We started this week’s conversation with a Gestalt exercise. Each participant chose a personal item and described this item from the perspective of ‘I am’. For example I chose my shoe; ‘I am dirty, I am fixed in my settings but I move around a lot, etc.’
This exercise had the affect of skipping the lens through which we perceive ourselves. There we found some attributes that fit into our curated selves, some that were welcomed with grandiosity combing our egos, some a little disturbingly vulnerable and others revealing shadow aspects of ourselves. Some of which were owned and others unconscious or disowned.
There was a huge amount of sense-making happening in the background as each person described an item as themselves and no matter the detail, connections and associations were established. Most descriptions could be understood as details of ourselves.
So why do we hold a static idea of ourselves and are we using the identity in a functional or dysfunctional way? Can we optimise our identity in a way that is best for ourselves, our environment and those around us?
If we are creating a perception of ourselves based on all the mistakes we have made and the people we have hurt, how do we think of ourselves? Do we think we are a bad human, and does this feeling of being bad manifest into our reality via the responses and reactions we make?
What if we are creating an identity based on all the trauma we have experienced or all the luck we have been showered with? Each of these various ways of carrying the idea of ourselves generates a feedback loop that confirms our identity.
This Gestalt exercise exposes the dynamic nature of identity, existing as a meta construct that is of our own creation and it has no tangible or quantifiable truth other than past actions and reactions. The future however does not need to be dictated by an identity that does not serve us.
One participant asked; Do we need an identity? Aren’t identities the issue? Getting stuck in our habit of seeing the world and limiting our own capacity. Why aren’t we moving and changing at the same speed as the evolving nature around us?
Maybe we are. Though the damage we are causing to our environment does suggest strongly that we are becoming increasingly more removed and out of sync with the earth.

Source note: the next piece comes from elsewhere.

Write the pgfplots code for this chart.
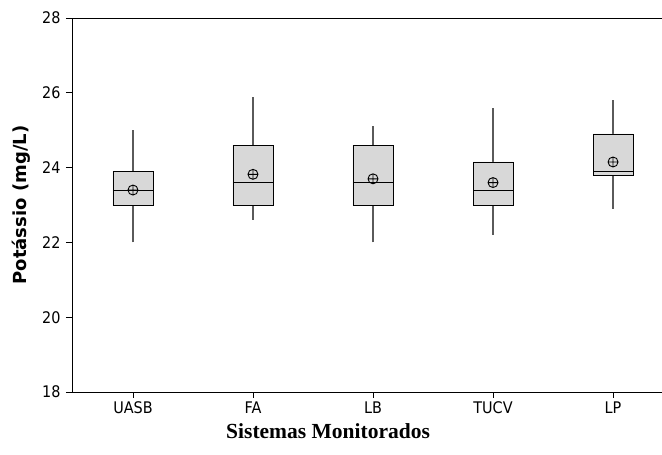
\documentclass[border=0pt]{standalone}
\usepackage{pgfplots}
\pgfplotsset{compat=1.18}
\usetikzlibrary{calc}
\usepackage{fontspec}
\setmainfont{DejaVu Sans}[FakeStretch=0.9]
\newfontfamily\labfont{DejaVu Sans}
\newfontfamily\timesbf{Liberation Serif}
\definecolor{boxfill}{RGB}{216,216,216}
\definecolor{whisk}{RGB}{90,90,90}
% pos, left, right, lower whisker, lower quartile, median, upper quartile, upper whisker
\newcommand{\bp}[8]{%
  \addplot[whisk, line width=1.3pt] coordinates {(#1,#4) (#1,#5)};
  \addplot[whisk, line width=1.3pt] coordinates {(#1,#7) (#1,#8)};
  \addplot[draw=black, fill=boxfill, line width=0.8pt, line join=miter] coordinates {(#2,#5) (#3,#5) (#3,#7) (#2,#7) (#2,#5)};
  \addplot[black, line width=0.9pt] coordinates {(#2,#6) (#3,#6)};
}
\begin{document}
\begin{tikzpicture}
\begin{axis}[
  width=590pt, height=374pt, scale only axis,
  xmin=-0.508, xmax=4.408, ymin=18, ymax=28,
  axis x line=box, axis y line=left,
  axis line style={-, line width=0.8pt, black},
  every outer y axis line/.append style={-},
  every outer x axis line/.append style={-},
  ytick={18,20,22,24,26,28},
  xtick={0,1,2,3,4}, xticklabels={UASB,FA,LB,TUCV,LP},
  tick align=outside, tick pos=left, major tick length=6pt,
  tick style={black, line width=0.8pt},
  /pgf/number format/assume math mode=true,
  tick label style={font=\fontsize{16}{18}\selectfont},
  yticklabel style={xshift=-2pt},
  ylabel={Potássio (mg/L)},
  every axis y label/.style={at={(rel axis cs:0,0.5)}, xshift=-51pt, rotate=90, anchor=center,
     font=\fontsize{18}{20}\selectfont\labfont\bfseries},
  xlabel={Sistemas Monitorados},
  every axis x label/.style={at={(axis description cs:0.434,0)}, yshift=-39pt, anchor=center,
     font=\fontsize{21.5}{24}\selectfont\timesbf\bfseries},
]
\bp{0}{-0.1667}{0.1667}{22.0}{23.0}{23.4}{23.9}{25.0}
\bp{1}{0.8333}{1.1667}{22.6}{23.0}{23.6}{24.6}{25.9}
\bp{2}{1.8333}{2.1667}{22.0}{23.0}{23.6}{24.6}{25.1}
\bp{3}{2.8333}{3.1667}{22.2}{23.0}{23.38}{24.15}{25.6}
\bp{4}{3.8333}{4.1667}{22.9}{23.8}{23.9}{24.9}{25.8}
\addplot[only marks, mark=oplus, mark size=5pt, black, mark options={line width=0.9pt}] coordinates {(0,23.4) (1,23.82) (2,23.7) (3,23.6) (4,24.15)};
\coordinate (bl) at (rel axis cs:0,0);
\coordinate (tr) at (rel axis cs:1,1);
\end{axis}
\pgfresetboundingbox
\path ($(bl)+(-72pt,-63pt)$) rectangle ($(tr)+(0pt,18pt)$);
\end{tikzpicture}
\end{document}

We do seem to be resistant to change and the way we think of ourselves is a huge component. Can we remove ourselves of identity completely? What would that look like?
Another participant challenged this idea saying that they are totally grounded and strong in their perception of self and that it is a positive attribute. Identity is something that enables a navigation of this reality. It enables a level of control.
In witnessing both sides of the discussion I could see that there must be a middle way. We are meaning making machines and I do not think we can operate without a concept of self, ever since it evolved into our consciousness. So we must create it in a way that optimises our nature and functions in a dynamic open way.
Instead of education being comprised of static facts, and past knowledge and observations, perhaps it could be equally balanced by a story of exploration, mystery and endless possibility?
Maybe school can be one in which the child is observed for their nature through exposure to all aspects of society and our environment?
The more I think about the educational changes, the more I believe isolated schooling needs to be deconstructed entirely and made decentralised within a functioning society and community as a structure to explore the reality, environment, current ways of living whilst exercising our imaginations and creative capacity.
So what is the change you wish to be?
What actions does this person do?
How are they perceived by community?
What if you perform the actions of this person? Can we set the precedents for a new feedback loop, that develops us towards the change we wish to see?
Perhaps this is the next stage in the optimisation of self perception.To activate a conscious creating of our identity with the power of our will and determination guided by our imagination and engagement with our community.
It is difficult to describe anything without it sounding like an absolute. So with everything that is described and encouraged above, note that all of this is theoretical conjecture offering an opportunity to experiment with any trajectories inspired. Godspeed.